A compound containing 3 atom of carbon and 8 atoms of hydrogen is combined in a reaction wih oxygen molecules. The two end products of this equation are carbon dioxide (CO2)and water. What element should you look at first in balancing this equation?
Follow the instructions of your teacher; however, in real practice, it doesn't matter if you choose H or C first. I look at oxygen last.
To balance the equation, you should start by looking at the element that appears only once on each side of the equation. In this case, that element is carbon.

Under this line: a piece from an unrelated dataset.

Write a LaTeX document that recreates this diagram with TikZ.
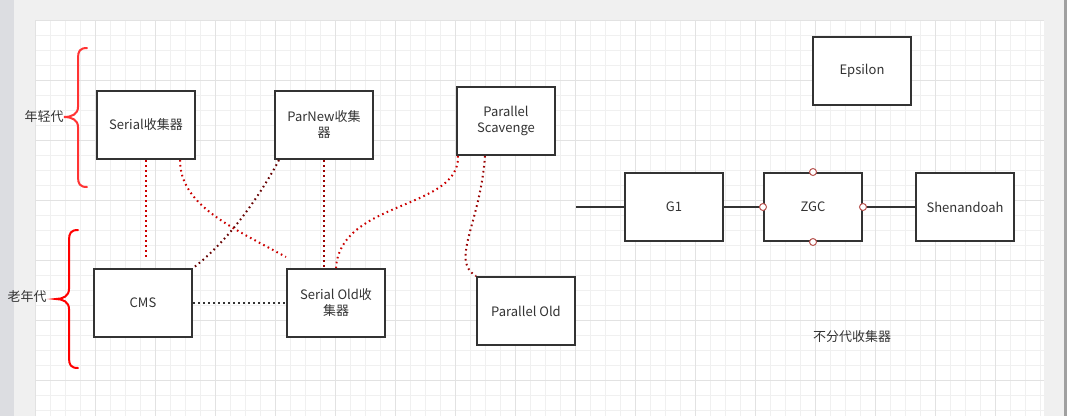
\documentclass[tikz,border=0pt]{standalone}
\usepackage{fontspec}
\setmainfont{Noto Sans CJK SC}
\usetikzlibrary{positioning}

\definecolor{boxline}{HTML}{333333}
\definecolor{sidegrey}{HTML}{DCDDE1}
\definecolor{panelgrey}{HTML}{F0F0F0}
\definecolor{edgegrey}{HTML}{A0A0A0}
\definecolor{minorgrid}{HTML}{F0F0F0}
\definecolor{majorgrid}{HTML}{E2E2E2}
\definecolor{bracered}{HTML}{FF3333}
\definecolor{linkred}{HTML}{CC0000}
\definecolor{linkdark}{HTML}{990000}
\definecolor{linkmaroon}{HTML}{660000}
\definecolor{portred}{HTML}{B85450}

\begin{document}
\begin{tikzpicture}[
    x=1pt, y=-1pt,
    node distance=178pt,
    every node/.style={align=center, text=boxline, font=\fontsize{13}{16}\selectfont},
    gcbox/.style={rectangle, draw=boxline, line width=2pt, fill=white, minimum width=98pt, minimum height=68pt},
    dotline/.style={line width=2pt, dash pattern=on 1.6pt off 3.4pt},
    solidline/.style={line width=2pt, draw=boxline},
    port/.style={line width=1pt, draw=portred, fill=white},
    brace/.style={line width=2pt, line cap=round}
]
    \useasboundingbox (0,0) rectangle (1067,416);

    % Canvas and grid
    \fill[sidegrey] (0,0) rectangle (14,416);
    \fill[panelgrey] (14,0) rectangle (1067,416);
    \fill[edgegrey] (1064,0) rectangle (1067,416);
    \fill[white] (35,20) rectangle (1044,416);
    \foreach \gx in {35,50,...,1040} \draw[minorgrid, line width=1pt] (\gx,20) -- (\gx,416);
    \foreach \gy in {20,35,...,415} \draw[minorgrid, line width=1pt] (35,\gy) -- (1044,\gy);
    \foreach \gx in {35,95,...,1040} \draw[majorgrid, line width=1pt] (\gx,20) -- (\gx,416);
    \foreach \gy in {20,80,...,415} \draw[majorgrid, line width=1pt] (35,\gy) -- (1044,\gy);

    % Nodes - generational collectors
    \node[gcbox] (serial) at (146,125) {Serial收集器};
    \node[gcbox, right of=serial] (parnew) {ParNew收集\\器};
    \node[gcbox] (parscav) at (506,121) {Parallel\\Scavenge};
    \node[gcbox] (cms) at (143,303) {CMS};
    \node[gcbox, right of=cms, node distance=193pt] (serialold) {Serial Old收\\集器};
    \node[gcbox] (parold) at (526,311) {Parallel Old};

    % Nodes - collectors without generations
    \node[gcbox] (g1) at (674,207) {G1};
    \node[gcbox, right of=g1, node distance=139pt] (zgc) {ZGC};
    \node[gcbox, right of=zgc, node distance=152pt] (shen) {Shenandoah};
    \node[gcbox] (epsilon) at (862,71) {Epsilon};
    \coordinate (g1in) at (576,207);

    % Labels
    \node (young) at (44,117) {年轻代};
    \node (old) at (27,297) {老年代};
    \node (nogen) at (852,337) {不分代收集器};

    % Braces
    \draw[brace, draw=bracered] (87,48) .. controls (80,48) and (78,51) .. (78,58) -- (78,107)
        .. controls (78,114) and (72,117) .. (64,117) .. controls (72,117) and (78,120) .. (78,127)
        -- (78,177) .. controls (78,184) and (80,187) .. (87,187);
    \draw[brace, draw=red] (78,230) .. controls (71,230) and (69,233) .. (69,240) -- (69,289)
        .. controls (69,296) and (63,299) .. (56,299) .. controls (63,299) and (69,302) .. (69,309)
        -- (69,358) .. controls (69,365) and (71,368) .. (78,368);

    % Connectors - young to old
    \draw[dotline, draw=linkred, shorten >=11pt] (serial.south) -- (serial.south |- cms.north);
    \draw[dotline, draw=linkred] ([xshift=34pt]serial.south) .. controls +(0,45) and +(-55,-30) .. ([xshift=-50pt, yshift=11pt]serialold.north);
    \draw[dotline, draw=linkmaroon] ([xshift=-45pt]parnew.south) .. controls +(-17,32) and +(37,-28) .. (cms.north east);
    \draw[dotline, draw=linkdark] (parnew.south) -- (parnew.south |- serialold.north);
    \draw[dotline, draw=linkred] ([xshift=-48pt]parscav.south) .. controls +(2,54) and +(4,-68) .. (serialold.north);
    \draw[dotline, draw=linkdark] ([xshift=-21pt]parscav.south) .. controls +(-5,69) and +(-26,-16) .. (parold.north west);
    \draw[dotline, draw=boxline] (cms) -- (serialold);

    % Connectors - G1, ZGC, Shenandoah
    \draw[solidline] (g1in) -- (g1);
    \draw[solidline] (g1) -- (zgc);
    \draw[solidline] (zgc) -- (shen);
    \foreach \side in {north,south,east,west} \draw[port] (zgc.\side) circle (3.5pt);

\end{tikzpicture}
\end{document}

The first step is to count the number of carbon atoms on each side of the equation. On the reactant side, there are 3 carbon atoms, while on the product side, there is only 1 carbon atom in carbon dioxide (CO2).
To balance the carbon, you need to make the number of carbon atoms the same on both sides of the equation. You can achieve this by placing a coefficient of 3 in front of CO2, which will give you:
C3H8 + __O2 -> 3CO2 + H2O
Now, the carbon is balanced with 3 carbon atoms on both sides of the equation.
The next step is to balance the hydrogen atoms. On the reactant side, there are 8 hydrogen atoms, while on the product side, there are only 2 hydrogen atoms in water (H2O).
To balance the hydrogen, you need to place a coefficient of 4 in front of H2O, which will give you:
C3H8 + __O2 -> 3CO2 + 4H2O
Now, the number of hydrogen atoms is balanced with 8 hydrogen atoms on both sides of the equation.
Finally, you can balance the remaining oxygen atoms. On the reactant side, we have 2 oxygen atoms in each oxygen molecule (O2), so the total number of oxygen atoms is 2 times the coefficient for O2. On the product side, we have 6 oxygen atoms in 3CO2 and 4 oxygen atoms in 4H2O, giving a total of 10 oxygen atoms.
To balance the oxygen, you need to place a coefficient of 5 in front of O2, which will give you:
C3H8 + 5O2 -> 3CO2 + 4H2O
Now, the equation is balanced with 3 carbon atoms, 8 hydrogen atoms, and 10 oxygen atoms on both sides of the equation.